_What is expected_. Return each line of the listing below, unchanged, and omit the images.

Entries with chart source code
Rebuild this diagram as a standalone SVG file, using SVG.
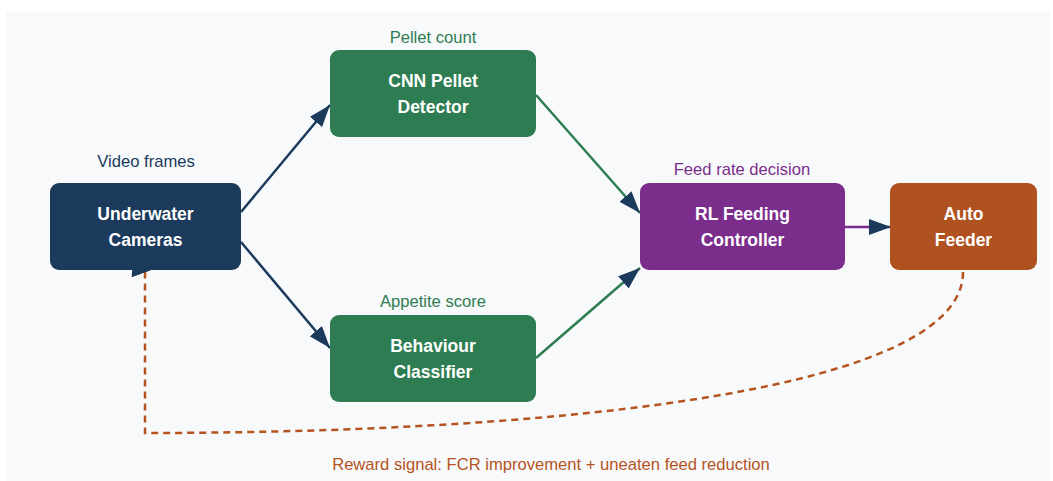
<svg xmlns="http://www.w3.org/2000/svg" width="1053" height="481" viewBox="0 0 1053 481">
<defs>
<style>
.node-label{font-family:"Liberation Sans",Arial,sans-serif;font-size:17.5px;font-weight:bold;fill:#ffffff;text-anchor:middle}
.edge-label{font-family:"Liberation Sans",Arial,sans-serif;font-size:16.6px;text-anchor:middle}
.edge{fill:none;stroke-width:2.5}
</style>
<marker id="arr" markerUnits="userSpaceOnUse" markerWidth="24" markerHeight="18" refX="22" refY="8" orient="auto">
<path d="M0,0 L22,8 L0,16 z" fill="#1b3a5c"/>
</marker>
<marker id="arr-fb" markerUnits="userSpaceOnUse" markerWidth="24" markerHeight="22" refX="22" refY="10" orient="-110">
<path d="M0,0 L22,10 L0,20 z" fill="#1b3a5c"/>
</marker>
</defs>
<rect x="0" y="0" width="1053" height="481" fill="#ffffff"/>
<rect x="6" y="11" width="1044" height="470" fill="#f8f9fb"/>
<g id="connectors">
<path class="edge" d="M241,212 L330,105" stroke="#1b3a5c" marker-end="url(#arr)"/>
<path class="edge" d="M241,242 L330,348" stroke="#1b3a5c" marker-end="url(#arr)"/>
<path class="edge" d="M536,95 L640,213" stroke="#2e7d52" marker-end="url(#arr)"/>
<path class="edge" d="M536,358 L640,268" stroke="#2e7d52" marker-end="url(#arr)"/>
<path class="edge" d="M845,227 L891,227" stroke="#7b2d8b" marker-end="url(#arr)"/>
<path class="edge" d="M963,272 C963,400 500,433 145,433 L145,266 L133.5,253.3" stroke="#b5541f" stroke-dasharray="7,5" marker-end="url(#arr-fb)"/>
<text class="edge-label" x="146" y="167" fill="#1b3a5c">Video frames</text>
<text class="edge-label" x="433" y="43" fill="#2e7d52">Pellet count</text>
<text class="edge-label" x="433" y="307" fill="#2e7d52">Appetite score</text>
<text class="edge-label" x="742" y="175" fill="#7b2d8b">Feed rate decision</text>
<text class="edge-label" x="551" y="470" fill="#b5541f">Reward signal: FCR improvement + uneaten feed reduction</text>
</g>
<g id="cameras">
<rect x="50" y="183" width="191" height="87" rx="9" fill="#1b3a5c"/>
<text class="node-label" x="145.5" y="220">Underwater</text>
<text class="node-label" x="145.5" y="246">Cameras</text>
</g>
<g id="cnn">
<rect x="330" y="50" width="206" height="87" rx="9" fill="#2e7d52"/>
<text class="node-label" x="433" y="87">CNN Pellet</text>
<text class="node-label" x="433" y="113">Detector</text>
</g>
<g id="behaviour">
<rect x="330" y="315" width="206" height="87" rx="9" fill="#2e7d52"/>
<text class="node-label" x="433" y="352">Behaviour</text>
<text class="node-label" x="433" y="378">Classifier</text>
</g>
<g id="rl">
<rect x="640" y="183" width="205" height="87" rx="9" fill="#7b2d8b"/>
<text class="node-label" x="742.5" y="220">RL Feeding</text>
<text class="node-label" x="742.5" y="246">Controller</text>
</g>
<g id="feeder">
<rect x="890" y="183" width="147" height="87" rx="9" fill="#b05220"/>
<text class="node-label" x="963.5" y="220">Auto</text>
<text class="node-label" x="963.5" y="246">Feeder</text>
</g>
</svg>
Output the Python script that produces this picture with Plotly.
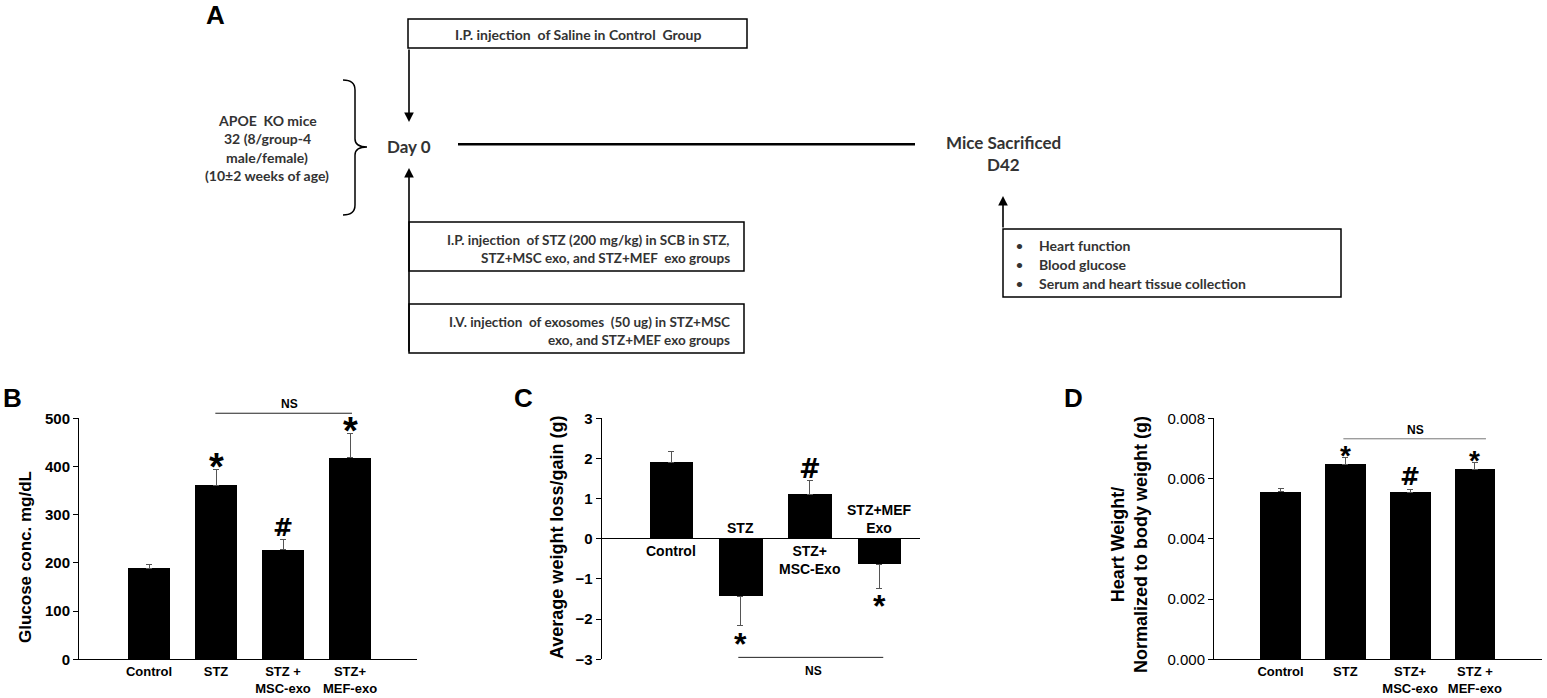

_Solution to the problem_.
Rebuild this diagram as a standalone SVG file, using SVG.
<svg xmlns="http://www.w3.org/2000/svg" width="1053" height="481" viewBox="0 0 1053 481">
<defs>
<style>
.node-label{font-family:"Liberation Sans",Arial,sans-serif;font-size:17.5px;font-weight:bold;fill:#ffffff;text-anchor:middle}
.edge-label{font-family:"Liberation Sans",Arial,sans-serif;font-size:16.6px;text-anchor:middle}
.edge{fill:none;stroke-width:2.5}
</style>
<marker id="arr" markerUnits="userSpaceOnUse" markerWidth="24" markerHeight="18" refX="22" refY="8" orient="auto">
<path d="M0,0 L22,8 L0,16 z" fill="#1b3a5c"/>
</marker>
<marker id="arr-fb" markerUnits="userSpaceOnUse" markerWidth="24" markerHeight="22" refX="22" refY="10" orient="-110">
<path d="M0,0 L22,10 L0,20 z" fill="#1b3a5c"/>
</marker>
</defs>
<rect x="0" y="0" width="1053" height="481" fill="#ffffff"/>
<rect x="6" y="11" width="1044" height="470" fill="#f8f9fb"/>
<g id="connectors">
<path class="edge" d="M241,212 L330,105" stroke="#1b3a5c" marker-end="url(#arr)"/>
<path class="edge" d="M241,242 L330,348" stroke="#1b3a5c" marker-end="url(#arr)"/>
<path class="edge" d="M536,95 L640,213" stroke="#2e7d52" marker-end="url(#arr)"/>
<path class="edge" d="M536,358 L640,268" stroke="#2e7d52" marker-end="url(#arr)"/>
<path class="edge" d="M845,227 L891,227" stroke="#7b2d8b" marker-end="url(#arr)"/>
<path class="edge" d="M963,272 C963,400 500,433 145,433 L145,266 L133.5,253.3" stroke="#b5541f" stroke-dasharray="7,5" marker-end="url(#arr-fb)"/>
<text class="edge-label" x="146" y="167" fill="#1b3a5c">Video frames</text>
<text class="edge-label" x="433" y="43" fill="#2e7d52">Pellet count</text>
<text class="edge-label" x="433" y="307" fill="#2e7d52">Appetite score</text>
<text class="edge-label" x="742" y="175" fill="#7b2d8b">Feed rate decision</text>
<text class="edge-label" x="551" y="470" fill="#b5541f">Reward signal: FCR improvement + uneaten feed reduction</text>
</g>
<g id="cameras">
<rect x="50" y="183" width="191" height="87" rx="9" fill="#1b3a5c"/>
<text class="node-label" x="145.5" y="220">Underwater</text>
<text class="node-label" x="145.5" y="246">Cameras</text>
</g>
<g id="cnn">
<rect x="330" y="50" width="206" height="87" rx="9" fill="#2e7d52"/>
<text class="node-label" x="433" y="87">CNN Pellet</text>
<text class="node-label" x="433" y="113">Detector</text>
</g>
<g id="behaviour">
<rect x="330" y="315" width="206" height="87" rx="9" fill="#2e7d52"/>
<text class="node-label" x="433" y="352">Behaviour</text>
<text class="node-label" x="433" y="378">Classifier</text>
</g>
<g id="rl">
<rect x="640" y="183" width="205" height="87" rx="9" fill="#7b2d8b"/>
<text class="node-label" x="742.5" y="220">RL Feeding</text>
<text class="node-label" x="742.5" y="246">Controller</text>
</g>
<g id="feeder">
<rect x="890" y="183" width="147" height="87" rx="9" fill="#b05220"/>
<text class="node-label" x="963.5" y="220">Auto</text>
<text class="node-label" x="963.5" y="246">Feeder</text>
</g>
</svg>
Output the Python script that produces this picture with Plotly.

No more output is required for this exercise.